[start Task inputs]
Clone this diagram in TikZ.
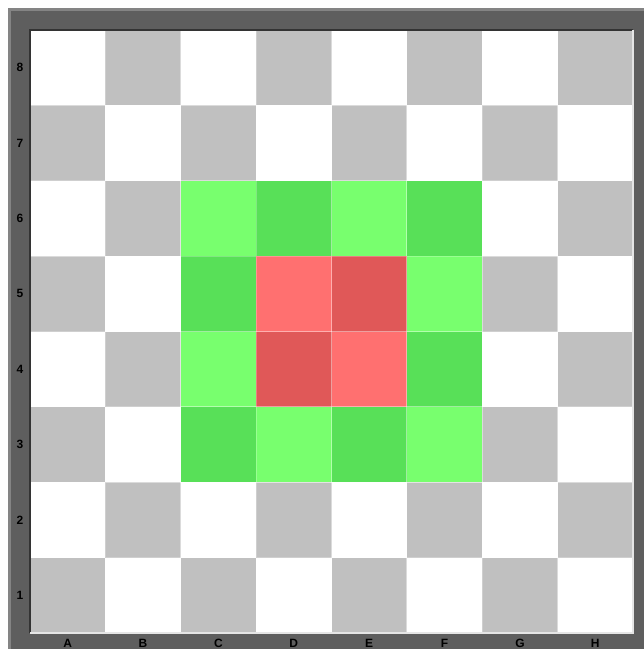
\documentclass[tikz,border=0pt]{standalone}
\usepackage{fontspec}
\newfontfamily\boardfont{Liberation Sans}
\usepackage{tikz}
\usetikzlibrary{positioning}
\definecolor{framegray}{RGB}{94,94,94}
\definecolor{rimgray}{RGB}{132,132,132}
\definecolor{darksq}{RGB}{192,192,192}
\definecolor{lightgreen}{RGB}{120,255,110}
\definecolor{darkgreen}{RGB}{88,224,88}
\definecolor{lightred}{RGB}{255,112,112}
\definecolor{darkred}{RGB}{224,88,88}

\begin{document}
\begin{tikzpicture}[
 x=1pt,y=-1pt,
 sq/.style={minimum size=75.375pt,inner sep=0pt,outer sep=0pt,draw=white,draw opacity=0.25,line width=0.8pt},
 coordlabel/.style={font=\boardfont\bfseries\fontsize{12}{12}\selectfont,text=black,inner sep=0pt}
]
\clip (0,0) rectangle (644,649);
\fill[white] (0,0) rectangle (644,649);
\fill[rimgray] (8,8) rectangle (660,660);
\fill[framegray] (11,11) rectangle (660,660);
\node[minimum size=603pt,inner sep=0pt,outer sep=0pt] (board) at (331.5,331.5) {};
% squares
\foreach \f [count=\i] in {a,...,h} {
  \foreach \r in {1,...,8} {
    \ifodd\numexpr\i+\r\relax \def\sqfill{white}\else \def\sqfill{darksq}\fi
    \node[sq,fill=\sqfill] (sq-\f\r) at ({30+(\i-0.5)*75.375},{30+(8.5-\r)*75.375}) {};
  }
}
% highlighted squares
\foreach \f/\r/\c in {c/6/lightgreen,d/6/darkgreen,e/6/lightgreen,f/6/darkgreen,
                      c/5/darkgreen,d/5/lightred,e/5/darkred,f/5/lightgreen,
                      c/4/lightgreen,d/4/darkred,e/4/lightred,f/4/darkgreen,
                      c/3/darkgreen,d/3/lightgreen,e/3/darkgreen,f/3/lightgreen}
  \node[sq,fill=\c] (hl-\f\r) at (sq-\f\r) {};
% bevel
\draw[black!80,line width=1.2pt] (board.south west) -- (board.north west) -- (board.north east);
\draw[white!80!gray,line width=1.2pt] (board.north east) -- (board.south east) -- (board.south west);
% labels
\foreach \r in {1,...,8}
  \node[coordlabel] (rank-\r) at ([xshift=-10pt]sq-a\r.west) {\r};
\foreach \f/\F in {a/A,b/B,c/C,d/D,e/E,f/F,g/G,h/H}
  \node[coordlabel] (file-\f) at ([yshift=-10.5pt]sq-\f1.south) {\F};
\end{tikzpicture}
\end{document}
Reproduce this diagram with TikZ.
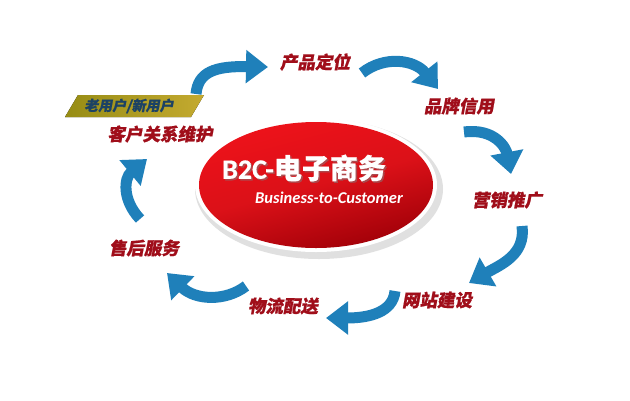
\documentclass[tikz,border=0pt]{standalone}
\usepackage{fontspec}
\usetikzlibrary{arrows.meta,shapes.geometric}
\newfontfamily\cjk{Noto Sans CJK SC}[FakeSlant=0.18, BoldFeatures={FakeBold=0.8}]
\newfontfamily\cjkup{Noto Sans CJK SC}[BoldFeatures={FakeBold=0.6}]
\newfontfamily\lat{Carlito}[BoldFeatures={FakeBold=0.6}]
\definecolor{arrowblue}{RGB}{31,128,186}
\definecolor{labelred}{RGB}{160,14,26}
\definecolor{bannertext}{RGB}{28,66,100}
\definecolor{ellred}{RGB}{238,18,26}
\definecolor{elldark}{RGB}{160,0,8}
\definecolor{olivel}{RGB}{150,140,20}
\definecolor{oliver}{RGB}{196,170,48}
\tikzset{
  flowarrow/.style={draw=arrowblue, line width=11pt, -{Triangle[width=32pt,length=22pt]}},
  steplabel/.style={text=labelred, font=\cjk\bfseries\fontsize{17.5}{20}\selectfont, inner sep=0pt},
}
\begin{document}
\begin{tikzpicture}[x=1pt,y=-1pt]
\useasboundingbox (0,0) rectangle (630,400);
\fill[white] (0,0) rectangle (630,400);
% central ellipse
\fill[black!20, opacity=0.6] (319,189) ellipse [x radius=124, y radius=70];
\fill[white] (316,185) ellipse [x radius=121, y radius=67];
\shade[top color=ellred, bottom color=elldark, middle color=ellred!92!black, shading angle=15] (316,185) ellipse [x radius=117, y radius=63];
\node[coordinate] (center) at (316,185) {};
\node[text=black!50, opacity=0.5, font=\lat\bfseries\fontsize{28}{32}\selectfont, inner sep=0pt, anchor=west] (titleshadow) at (223.5,169.5) {B2C-{\cjkup\bfseries 电子商务}};
\node[text=white, font=\lat\bfseries\fontsize{28}{32}\selectfont, inner sep=0pt, anchor=west] (title) at (222,168) {B2C-{\cjkup\bfseries 电子商务}};
\node[text=white, font=\lat\bfseries\itshape\fontsize{16.5}{19}\selectfont, inner sep=0pt, anchor=west] (sub) at (255,198) {Business-to-Customer};
% banner
\fill[left color=olivel, right color=oliver] (65,117) -- (78,95) -- (204,95) -- (191,117) -- cycle;
\node[text=bannertext, font=\cjk\bfseries\fontsize{14}{16}\selectfont, inner sep=0pt] (banner) at (129,106) {老用户/新用户};
% labels
\node[steplabel] (p1) at (315,62) {产品定位};
\node[steplabel] (p2) at (459,106) {品牌信用};
\node[steplabel] (p3) at (507,200) {营销推广};
\node[steplabel] (p4) at (437,300) {网站建设};
\node[steplabel] (p5) at (283,306) {物流配送};
\node[steplabel] (p6) at (144,248) {售后服务};
\node[steplabel] (p7) at (160,134) {客户关系维护};
% arrow coordinates
\coordinate (a1s) at (196,94);  \coordinate (a1e) at (268,67);
\coordinate (a2s) at (362,73);  \coordinate (a2e) at (438,89);
\coordinate (a3s) at (464,132); \coordinate (a3e) at (511,174);
\coordinate (a4s) at (522,226); \coordinate (a4e) at (469,283);
\coordinate (a5s) at (395,291); \coordinate (a5e) at (326,318);
\coordinate (a6s) at (246,286); \coordinate (a6e) at (167,273);
\coordinate (a7s) at (140,219); \coordinate (a7e) at (147,159);
\draw[flowarrow] (a1s) .. controls (198,72) and (215,66) .. (a1e);
\draw[flowarrow] (a2s) .. controls (385,55) and (415,60) .. (a2e);
\draw[flowarrow] (a3s) .. controls (495,128) and (506,148) .. (a3e);
\draw[flowarrow] (a4s) .. controls (526,255) and (500,265) .. (a4e);
\draw[flowarrow] (a5s) .. controls (393,312) and (370,318) .. (a5e);
\draw[flowarrow] (a6s) .. controls (225,302) and (195,300) .. (a6e);
\draw[flowarrow] (a7s) .. controls (122,200) and (124,178) .. (a7e);
\end{tikzpicture}
\end{document}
[end Task inputs]
▶ **Challenge**
Write the entries above out in full, exactly, with no images.

▶ **Written answer**
Clone this diagram in TikZ.
\documentclass[tikz,border=0pt]{standalone}
\usepackage{fontspec}
\newfontfamily\boardfont{Liberation Sans}
\usepackage{tikz}
\usetikzlibrary{positioning}
\definecolor{framegray}{RGB}{94,94,94}
\definecolor{rimgray}{RGB}{132,132,132}
\definecolor{darksq}{RGB}{192,192,192}
\definecolor{lightgreen}{RGB}{120,255,110}
\definecolor{darkgreen}{RGB}{88,224,88}
\definecolor{lightred}{RGB}{255,112,112}
\definecolor{darkred}{RGB}{224,88,88}

\begin{document}
\begin{tikzpicture}[
 x=1pt,y=-1pt,
 sq/.style={minimum size=75.375pt,inner sep=0pt,outer sep=0pt,draw=white,draw opacity=0.25,line width=0.8pt},
 coordlabel/.style={font=\boardfont\bfseries\fontsize{12}{12}\selectfont,text=black,inner sep=0pt}
]
\clip (0,0) rectangle (644,649);
\fill[white] (0,0) rectangle (644,649);
\fill[rimgray] (8,8) rectangle (660,660);
\fill[framegray] (11,11) rectangle (660,660);
\node[minimum size=603pt,inner sep=0pt,outer sep=0pt] (board) at (331.5,331.5) {};
% squares
\foreach \f [count=\i] in {a,...,h} {
  \foreach \r in {1,...,8} {
    \ifodd\numexpr\i+\r\relax \def\sqfill{white}\else \def\sqfill{darksq}\fi
    \node[sq,fill=\sqfill] (sq-\f\r) at ({30+(\i-0.5)*75.375},{30+(8.5-\r)*75.375}) {};
  }
}
% highlighted squares
\foreach \f/\r/\c in {c/6/lightgreen,d/6/darkgreen,e/6/lightgreen,f/6/darkgreen,
                      c/5/darkgreen,d/5/lightred,e/5/darkred,f/5/lightgreen,
                      c/4/lightgreen,d/4/darkred,e/4/lightred,f/4/darkgreen,
                      c/3/darkgreen,d/3/lightgreen,e/3/darkgreen,f/3/lightgreen}
  \node[sq,fill=\c] (hl-\f\r) at (sq-\f\r) {};
% bevel
\draw[black!80,line width=1.2pt] (board.south west) -- (board.north west) -- (board.north east);
\draw[white!80!gray,line width=1.2pt] (board.north east) -- (board.south east) -- (board.south west);
% labels
\foreach \r in {1,...,8}
  \node[coordlabel] (rank-\r) at ([xshift=-10pt]sq-a\r.west) {\r};
\foreach \f/\F in {a/A,b/B,c/C,d/D,e/E,f/F,g/G,h/H}
  \node[coordlabel] (file-\f) at ([yshift=-10.5pt]sq-\f1.south) {\F};
\end{tikzpicture}
\end{document}
Reproduce this diagram with TikZ.
\documentclass[tikz,border=0pt]{standalone}
\usepackage{fontspec}
\usetikzlibrary{arrows.meta,shapes.geometric}
\newfontfamily\cjk{Noto Sans CJK SC}[FakeSlant=0.18, BoldFeatures={FakeBold=0.8}]
\newfontfamily\cjkup{Noto Sans CJK SC}[BoldFeatures={FakeBold=0.6}]
\newfontfamily\lat{Carlito}[BoldFeatures={FakeBold=0.6}]
\definecolor{arrowblue}{RGB}{31,128,186}
\definecolor{labelred}{RGB}{160,14,26}
\definecolor{bannertext}{RGB}{28,66,100}
\definecolor{ellred}{RGB}{238,18,26}
\definecolor{elldark}{RGB}{160,0,8}
\definecolor{olivel}{RGB}{150,140,20}
\definecolor{oliver}{RGB}{196,170,48}
\tikzset{
  flowarrow/.style={draw=arrowblue, line width=11pt, -{Triangle[width=32pt,length=22pt]}},
  steplabel/.style={text=labelred, font=\cjk\bfseries\fontsize{17.5}{20}\selectfont, inner sep=0pt},
}
\begin{document}
\begin{tikzpicture}[x=1pt,y=-1pt]
\useasboundingbox (0,0) rectangle (630,400);
\fill[white] (0,0) rectangle (630,400);
% central ellipse
\fill[black!20, opacity=0.6] (319,189) ellipse [x radius=124, y radius=70];
\fill[white] (316,185) ellipse [x radius=121, y radius=67];
\shade[top color=ellred, bottom color=elldark, middle color=ellred!92!black, shading angle=15] (316,185) ellipse [x radius=117, y radius=63];
\node[coordinate] (center) at (316,185) {};
\node[text=black!50, opacity=0.5, font=\lat\bfseries\fontsize{28}{32}\selectfont, inner sep=0pt, anchor=west] (titleshadow) at (223.5,169.5) {B2C-{\cjkup\bfseries 电子商务}};
\node[text=white, font=\lat\bfseries\fontsize{28}{32}\selectfont, inner sep=0pt, anchor=west] (title) at (222,168) {B2C-{\cjkup\bfseries 电子商务}};
\node[text=white, font=\lat\bfseries\itshape\fontsize{16.5}{19}\selectfont, inner sep=0pt, anchor=west] (sub) at (255,198) {Business-to-Customer};
% banner
\fill[left color=olivel, right color=oliver] (65,117) -- (78,95) -- (204,95) -- (191,117) -- cycle;
\node[text=bannertext, font=\cjk\bfseries\fontsize{14}{16}\selectfont, inner sep=0pt] (banner) at (129,106) {老用户/新用户};
% labels
\node[steplabel] (p1) at (315,62) {产品定位};
\node[steplabel] (p2) at (459,106) {品牌信用};
\node[steplabel] (p3) at (507,200) {营销推广};
\node[steplabel] (p4) at (437,300) {网站建设};
\node[steplabel] (p5) at (283,306) {物流配送};
\node[steplabel] (p6) at (144,248) {售后服务};
\node[steplabel] (p7) at (160,134) {客户关系维护};
% arrow coordinates
\coordinate (a1s) at (196,94);  \coordinate (a1e) at (268,67);
\coordinate (a2s) at (362,73);  \coordinate (a2e) at (438,89);
\coordinate (a3s) at (464,132); \coordinate (a3e) at (511,174);
\coordinate (a4s) at (522,226); \coordinate (a4e) at (469,283);
\coordinate (a5s) at (395,291); \coordinate (a5e) at (326,318);
\coordinate (a6s) at (246,286); \coordinate (a6e) at (167,273);
\coordinate (a7s) at (140,219); \coordinate (a7e) at (147,159);
\draw[flowarrow] (a1s) .. controls (198,72) and (215,66) .. (a1e);
\draw[flowarrow] (a2s) .. controls (385,55) and (415,60) .. (a2e);
\draw[flowarrow] (a3s) .. controls (495,128) and (506,148) .. (a3e);
\draw[flowarrow] (a4s) .. controls (526,255) and (500,265) .. (a4e);
\draw[flowarrow] (a5s) .. controls (393,312) and (370,318) .. (a5e);
\draw[flowarrow] (a6s) .. controls (225,302) and (195,300) .. (a6e);
\draw[flowarrow] (a7s) .. controls (122,200) and (124,178) .. (a7e);
\end{tikzpicture}
\end{document}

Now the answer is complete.